The installation functions here as a critical apparatus: by mobilizing hybrid strategies — documentary, fictional, and conceptual — it invests space as a site of conflictual synthesis between memory, narrative, and materiality. My approach generally operates at the intersection of media (sculpture, video, photography), fostering a narrative depth that enables a layering of multiple readings. This transversality allows for the activation of visual objects both as archives and as speculative assemblages of the real.

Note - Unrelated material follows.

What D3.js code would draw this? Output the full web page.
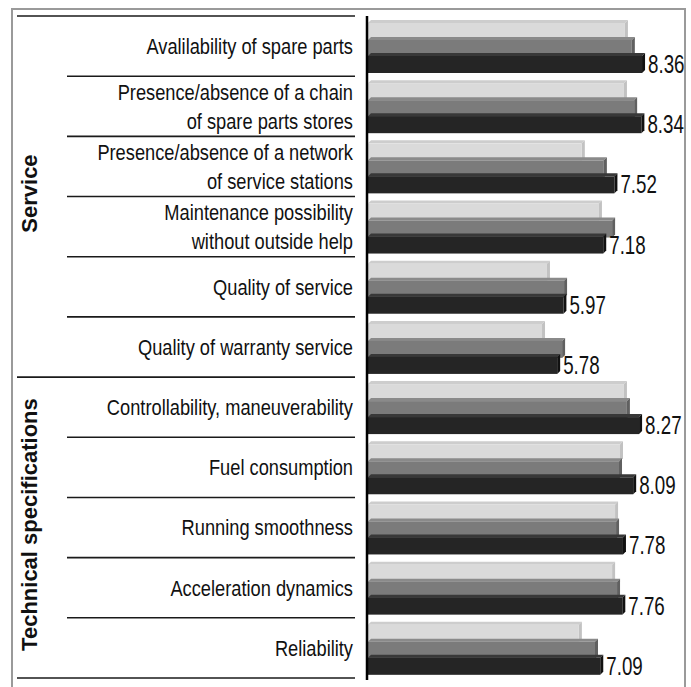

In this work, the objects — resulting from acts of reinterpretation, détournement, or recomposition — are constructed as heuristic propositions: they question the historicity of forms, the regimes of attention associated with them, and the conditions of their persistence. The built environment, as a site of political and social inscription, thus becomes a terrain for critical analysis of contemporary forms of domination, but also a lever for the elaboration of counter-narratives. Through this practice, the aim is to reveal the silent logics that structure exclusion, while articulating affective hypotheses on the possible futures of minoritized subjectivities.